A decision-making computational methodology for a class of type-2 fuzzy intervals: An interval-based approach

Abstract

This paper proposes an interval-based computational formulation of the Bellman-Zadeh decision-making approach when the handled information (goals and constraints) is represented by type-2 fuzzy intervals (FIs). Our method, which maintains the flexibility of interval arithmetic and interval reasoning as major objectives, consists of representing an FI by its profiles, which are considered gradual numbers. The developed reflection is based on interval relations to determine a generic formulation of the intersection operation between type-2 FIs, where a computational mechanism can be easily derived. This intersection area is considered an uncertain decision domain that is represented by lower type-1 FI situations and upper type-1 FI bounds that are considered extreme situations in adverse situations and favorable situations, respectively.
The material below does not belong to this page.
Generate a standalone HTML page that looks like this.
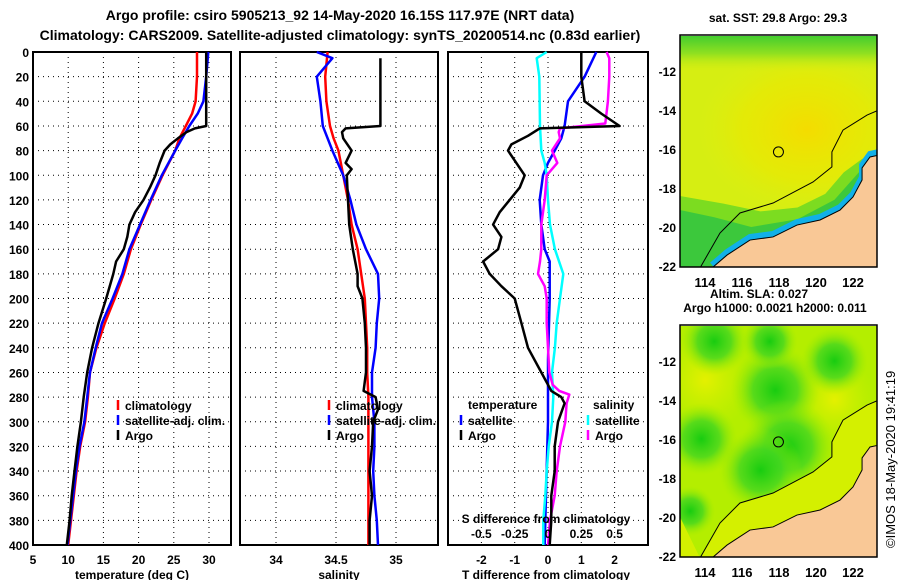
<!DOCTYPE html>
<html><head><meta charset="utf-8">
<style>
body{margin:0;background:#fff;}
svg text{font-family:"Liberation Sans",sans-serif;font-weight:bold;font-size:12px;fill:#000;}
</style></head>
<body>
<svg id="chart" width="900" height="580" viewBox="0 0 900 580" xmlns="http://www.w3.org/2000/svg">
<defs>
<radialGradient id="sstHot" cx="0.5" cy="0.5" r="0.5"><stop offset="0" stop-color="#f4dc00"/><stop offset="0.6" stop-color="#ece800" stop-opacity="0.6"/><stop offset="1" stop-color="#e2ee10" stop-opacity="0"/></radialGradient>
<linearGradient id="sstTop" x1="0" y1="0" x2="0" y2="1"><stop offset="0" stop-color="#40cc30"/><stop offset="0.08" stop-color="#90e020"/><stop offset="0.16" stop-color="#d4ee10" stop-opacity="0"/></linearGradient>
<radialGradient id="g1" r="0.5"><stop offset="0" stop-color="#18cc10"/><stop offset="0.5" stop-color="#40d620" stop-opacity="0.8"/><stop offset="1" stop-color="#a0ec00" stop-opacity="0"/></radialGradient>
<radialGradient id="y1" r="0.5"><stop offset="0" stop-color="#e4f000"/><stop offset="1" stop-color="#c8f000" stop-opacity="0"/></radialGradient>
<clipPath id="clipTop"><rect x="680" y="36" width="197" height="231"/></clipPath>
<clipPath id="clipBot"><rect x="680" y="326" width="197" height="231"/></clipPath>
</defs>
<g id="plots"></g>
<g id="maps"></g>
</svg>
<script>
// ---------- data ----------
const depthTicks=[0,20,40,60,80,100,120,140,160,180,200,220,240,260,280,300,320,340,360,380,400];
const tempTicks=[5,10,15,20,25,30];
const salTicks=[34,34.5,35];
const salTickLabels=["34","34.5","35"];
const tdiffTicks=[-2,-1,0,1,2];
const sdiffTicks=[-0.5,-0.25,0,0.25,0.5];
const sdiffTickLabels=["-0.5","-0.25","0","0.25","0.5"];

const tClimDepth=[0,20,40,50,60,70,80,100,120,140,160,180,200,220,240,260,280,300,320,340,360,380,400];
const tClimVal=[28.3,28.3,28.1,27.6,26.7,25.8,25.2,23.4,21.8,20.3,18.9,17.9,16.6,15.2,14.0,13.1,12.8,12.4,11.7,11.2,10.8,10.4,10.0];
const tSatDepth=[0,20,40,50,60,70,80,100,120,140,160,180,200,220,240,260,280,300,320,340,360,380,400];
const tSatVal=[29.9,29.6,29.2,28.4,27.2,26.2,25.2,23.3,21.7,20.2,18.7,17.7,16.3,14.8,13.9,13.1,12.7,12.3,11.6,11.1,10.7,10.3,9.9];
const tArgoDepth=[0,60,62,65,70,75,80,90,100,110,120,130,140,150,160,170,180,200,220,240,260,280,300,320,340,360,380,400];
const tArgoVal=[29.6,29.6,28.0,26.8,25.6,24.5,23.7,23.0,22.4,21.6,20.7,19.5,18.7,18.4,17.9,16.8,16.4,15.4,14.3,13.4,12.7,12.2,11.8,11.3,10.9,10.5,10.2,9.8];

const sClimDepth=[0,20,40,60,70,80,100,120,140,160,180,200,220,240,260,280,300,320,340,360,380,400];
const sClimVal=[34.43,34.41,34.42,34.45,34.48,34.52,34.56,34.60,34.63,34.68,34.71,34.74,34.75,34.76,34.76,34.77,34.77,34.77,34.77,34.77,34.77,34.77];
const sSatDepth=[0,5,20,40,60,80,100,120,140,160,180,200,220,240,260,280,300,320,340,360,380,400];
const sSatVal=[34.34,34.47,34.34,34.37,34.39,34.47,34.56,34.62,34.67,34.75,34.85,34.86,34.84,34.83,34.80,34.80,34.82,34.82,34.81,34.82,34.84,34.85];
const sArgoDepth=[5,60,62,65,70,80,90,95,100,120,140,160,180,190,200,220,240,260,275,280,290,300,320,340,360,380,400];
const sArgoVal=[34.87,34.87,34.58,34.55,34.56,34.63,34.58,34.63,34.59,34.60,34.61,34.64,34.68,34.68,34.72,34.74,34.75,34.75,34.73,34.83,34.85,34.81,34.80,34.78,34.80,34.78,34.78];

const dtSatDepth=[0,20,40,60,70,80,90,100,120,140,160,170,180,200,250,300,350,400];
const dtSatVal=[1.45,1.1,0.6,0.5,0.4,0.2,0.0,-0.15,-0.25,-0.2,-0.1,0.05,0.05,0.05,0.0,0.0,-0.05,-0.1];
const dtArgoDepth=[0,20,40,50,60,62,68,75,80,100,110,130,140,150,160,170,180,190,200,220,240,260,270,275,280,285,300,320,340,360,380,400];
const dtArgoVal=[1.0,1.0,1.1,1.6,2.15,-0.25,-0.6,-1.1,-1.2,-0.7,-0.85,-1.45,-1.65,-1.4,-1.5,-1.95,-1.75,-1.4,-1.0,-0.8,-0.6,-0.2,0.0,0.1,0.4,0.5,0.3,0.2,0.2,0.1,0.1,0.05];
const dsSatDepth=[0,5,20,60,80,90,100,120,140,160,180,200,220,240,260,280,300,320,340,360,380,400];
const dsSatVal=[-0.01,-0.085,-0.065,-0.06,-0.05,-0.025,-0.01,0.0,0.015,0.052,0.115,0.09,0.065,0.052,0.03,0.04,0.03,0.005,-0.01,-0.02,-0.035,-0.035];
const dsArgoDepth=[0,5,20,40,58,62,65,70,80,90,100,120,140,160,170,180,190,200,220,240,260,270,275,278,285,300,320,340,360,380,400];
const dsArgoVal=[0.44,0.46,0.46,0.45,0.43,0.09,0.08,0.09,0.03,0.07,-0.01,-0.025,-0.05,-0.05,-0.06,-0.075,-0.025,-0.01,-0.01,0.0,0.01,0.035,0.085,0.16,0.14,0.13,0.09,0.065,0.05,0.015,0.0];

// ---------- helpers ----------
const NS="http://www.w3.org/2000/svg";
const plots=document.getElementById('plots');
const maps=document.getElementById('maps');
function mk(tag,attrs,parent){const e=document.createElementNS(NS,tag);for(const k in attrs)e.setAttribute(k,attrs[k]);(parent||plots).appendChild(e);return e;}
function txt(x,y,s,anchor,parent,size){const t=mk('text',{x:x,y:y,'text-anchor':anchor||'middle'},parent);if(size)t.style.fontSize=size+'px';t.textContent=s;return t;}
const Y0=52,Y1=545;
function yD(d){return Y0+d*(Y1-Y0)/400;}
function linScale(v0,x0,v1,x1){return v=>x0+(v-v0)*(x1-x0)/(v1-v0);}
const xT=linScale(5,33,30,209);
const xS=linScale(34,276,35,396);
const xDT=linScale(0,548,1,581.3);
const xDS=linScale(0,548,0.25,581.3);

function panel(name,x0,x1,xticks,xs,labels){
  const g=mk('g',{});
  
  
  for(const d of depthTicks){if(d===0||d===400)continue;
    const l=mk('line',{x1:x0,x2:x1,y1:yD(d),y2:yD(d),stroke:'#000','stroke-width':1,'stroke-dasharray':'1 4'},g);
    
    }
  xticks.forEach((v,i)=>{const x=xs(v);
    const l=mk('line',{x1:x,x2:x,y1:Y0,y2:Y1,stroke:'#000','stroke-width':1,'stroke-dasharray':'1 4'},g);
    
    
    if(labels){const t=txt(x,564,labels[i],'middle',g);
      
      }});
  const r=mk('rect',{x:x0,y:Y0,width:x1-x0,height:Y1-Y0,fill:'none',stroke:'#000','stroke-width':2},g);
  
  
  return g;
}
function series(name,depths,vals,xs,color,w,g){
  const pts=depths.map((d,i)=>xs(vals[i]).toFixed(1)+','+yD(d).toFixed(1)).join(' ');
  const p=mk('polyline',{points:pts,fill:'none',stroke:color,'stroke-width':w||2.5,'stroke-linejoin':'round'},g);
  
  
}

// titles
let t=txt(340,20,'Argo profile: csiro 5905213_92 14-May-2020 16.15S 117.97E (NRT data)','middle',plots,14);


t=txt(340,40,'Climatology: CARS2009. Satellite-adjusted climatology: synTS_20200514.nc (0.83d earlier)','middle',plots,14);



// depth labels
for(const d of depthTicks){const l=txt(29,yD(d)+5,String(d),'end');
  
  }

// panel 1
const g1=panel('temperature-panel',33,231,tempTicks,xT,tempTicks.map(String));
series('temp-climatology-line',tClimDepth,tClimVal,xT,'#ff0000',2.5,g1);
series('temp-satellite-line',tSatDepth,tSatVal,xT,'#0000ff',2.5,g1);
series('temp-argo-line',tArgoDepth,tArgoVal,xT,'#000000',2.5,g1);
t=txt(132,579,'temperature (deg C)','middle',g1);



// panel 2
const g2=panel('salinity-panel',240,438,salTicks,xS,salTickLabels);
series('sal-climatology-line',sClimDepth,sClimVal,xS,'#ff0000',2.5,g2);
series('sal-satellite-line',sSatDepth,sSatVal,xS,'#0000ff',2.5,g2);
series('sal-argo-line',sArgoDepth,sArgoVal,xS,'#000000',2.5,g2);
t=txt(339,579,'salinity','middle',g2);



// panel 3
const g3=panel('difference-panel',448,648,tdiffTicks,xDT,tdiffTicks.map(String));
series('tdiff-satellite-line',dtSatDepth,dtSatVal,xDT,'#0000ff',2.5,g3);
series('sdiff-satellite-line',dsSatDepth,dsSatVal,xDS,'#00ffff',2.5,g3);
series('sdiff-argo-line',dsArgoDepth,dsArgoVal,xDS,'#ff00ff',2.5,g3);
series('tdiff-argo-line',dtArgoDepth,dtArgoVal,xDT,'#000000',2.5,g3);
t=txt(546,579,'T difference from climatology','middle',g3);


t=txt(546,523,'S difference from climatology','middle',g3);


sdiffTicks.forEach((v,i)=>{const l=txt(xDS(v),538,sdiffTickLabels[i],'middle',g3);
  
  });

// legends
function legItem(name,x,y,color,label,g){
  const l=mk('line',{x1:x,x2:x,y1:y-10,y2:y,stroke:color,'stroke-width':2.5},g);
  
  
  const tt=txt(x+7,y,label,'start',g);
  
  
}
[[g1,118],[g2,329]].forEach(([g,x])=>{
  legItem('legend-climatology',x,410,'#ff0000','climatology',g);
  legItem('legend-satellite-adj',x,425,'#0000ff','satellite-adj. clim.',g);
  legItem('legend-argo',x,440,'#000000','Argo',g);
});
t=txt(468,409,'temperature','start',g3);


t=txt(593,409,'salinity','start',g3);


legItem('legend-t-satellite',461,425,'#0000ff','satellite',g3);
legItem('legend-t-argo',461,440,'#000000','Argo',g3);
legItem('legend-s-satellite',588,425,'#00ffff','satellite',g3);
legItem('legend-s-argo',588,440,'#ff00ff','Argo',g3);

// ---------- maps ----------
const mapLonTicks=[114,116,118,120,122];
const mapLatTicks=[-12,-14,-16,-18,-20,-22];
const coastLon=[114.38,115.19,116.43,117.68,118.97,120.22,121.30,122.0,122.49,122.49,122.92,123.4];
const coastLat=[-22.1,-21.44,-20.67,-20.51,-19.90,-19.64,-19.13,-18.46,-17.59,-16.97,-16.41,-16.31];
const isoLon=[113.73,114.81,115.89,117.68,119.84,120.86,120.86,121.46,122.76,123.4];
const isoLat=[-22.1,-20.31,-19.28,-18.77,-17.69,-16.92,-16.15,-15.03,-14.26,-14.0];
const argoLon=117.97, argoLat=-16.15;
const xL=linScale(114,705,122,853);
function drawMap(name,top,bottom,lat12y,clip,kind){
  const g=mk('g',{},maps);
  
  
  const yLat=linScale(-12,lat12y,-22,lat12y+195);
  const c=mk('g',{'clip-path':'url(#'+clip+')'},g);
  const W=197;
  if(kind==='sst'){
    mk('rect',{x:680,y:top,width:W,height:bottom-top,fill:'#d6ee12'},c);
    mk('ellipse',{cx:xL(119.5),cy:yLat(-15),rx:110,ry:85,fill:'url(#sstHot)'},c);
    mk('rect',{x:680,y:top,width:W,height:bottom-top,fill:'url(#sstTop)'},c);
    const gp=[[112,-18.3],[115,-18.8],[117,-19.2],[119,-19.0],[120.5,-18.3],[121.5,-17.2],[122.5,-16.5],[124,-16.5],[124,-23],[112,-23]];
    mk('polygon',{points:gp.map(p=>xL(p[0])+','+yLat(p[1])).join(' '),fill:'#7cdc20'},c);
    const gp2=[[112,-19.0],[114.5,-19.5],[116.5,-20.0],[119,-19.6],[121,-18.6],[122.5,-17],[124,-17],[124,-23],[112,-23]];
    mk('polygon',{points:gp2.map(p=>xL(p[0])+','+yLat(p[1])).join(' '),fill:'#3cc83c'},c);
    mk('polyline',{points:coastLon.map((v,i)=>xL(v)+','+(yLat(coastLat[i])-3)).join(' '),fill:'none',stroke:'#10b0e8','stroke-width':6},c);
  } else {
    mk('rect',{x:680,y:top,width:W,height:bottom-top,fill:'#b4ee00'},c);
    [[xL(114),yLat(-13),35,'y1'],[xL(121),yLat(-14),30,'y1'],[xL(117.8),yLat(-13.5),32,'g1'],[xL(118.5),yLat(-16.4),34,'g1'],[xL(113.8),yLat(-16),26,'g1'],[xL(121),yLat(-12),24,'g1'],[xL(113.2),yLat(-19.7),18,'g1'],[xL(117),yLat(-17.6),30,'g1'],[xL(114.5),yLat(-11),24,'g1'],[xL(117.5),yLat(-11),20,'g1']].forEach(b=>{
      mk('circle',{cx:b[0],cy:b[1],r:b[2]*1.4,fill:'url(#'+b[3]+')'},c);});
    const sh=isoLon.map((v,i)=>xL(v)+','+yLat(isoLat[i])).join(' ');
    mk('polygon',{points:'680,'+(yLat(-20))+' '+sh+' 877,'+bottom+' 680,'+bottom,fill:'#d4f000'},c);
  }
  const land=coastLon.map((v,i)=>xL(v)+','+yLat(coastLat[i])).join(' ');
  const lp=mk('polygon',{points:land+' 877,'+yLat(-16.3)+' 877,'+bottom+' '+xL(114.38)+','+bottom,fill:'#f9c896',stroke:'#000','stroke-width':1},c);
  
  
  mk('polyline',{points:isoLon.map((v,i)=>xL(v)+','+yLat(isoLat[i])).join(' '),fill:'none',stroke:'#000','stroke-width':1},c);
  const m=mk('circle',{cx:xL(argoLon),cy:yLat(argoLat),r:5,fill:'none',stroke:'#000','stroke-width':1},g);
  
  
  mk('rect',{x:680,y:top,width:W,height:bottom-top,fill:'none',stroke:'#000','stroke-width':1.5},g);
  mapLonTicks.forEach(v=>{const l=txt(xL(v),bottom+20,String(v),'middle',g,13);
    
    });
  mapLatTicks.forEach(v=>{const l=txt(676,yLat(v)+5,String(v),'end',g);
    
    });
}
drawMap('sst-map',35,267,71,'clipTop','sst');
drawMap('sla-map',325,557,361,'clipBot','sla');
t=txt(778,22,'sat. SST: 29.8 Argo: 29.3','middle',maps);


t=txt(759,298,'Altim. SLA: 0.027','middle',maps);


t=txt(775,312,'Argo h1000: 0.0021 h2000: 0.011','middle',maps);


t=mk('text',{x:0,y:0,transform:'translate(895,548) rotate(-90)','text-anchor':'start'},maps);
t.style.fontWeight='normal';
t.style.fontSize='13px';
t.textContent='©IMOS 18-May-2020 19:41:19';


</script>
</body></html>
In this framework, any FI between these FI bounds can be chosen by decision makers as an optimal solution according to a specified decision criterion. In this paper, a risk decision-making criterion is considered; however, other decision criteria can be employed in a similar manner. The proposed vision offers a convenient tool that enables decision makers to manage their judgment in the possible uncertain domain of a decision. The interest of the proposed approach is the extension of inter-interval relations to type-1 and type-2 FIs, where the Bellman-Zadeh decision-making problem using membership functions can be transformed into an interval arithmetic problem using the FI profiles.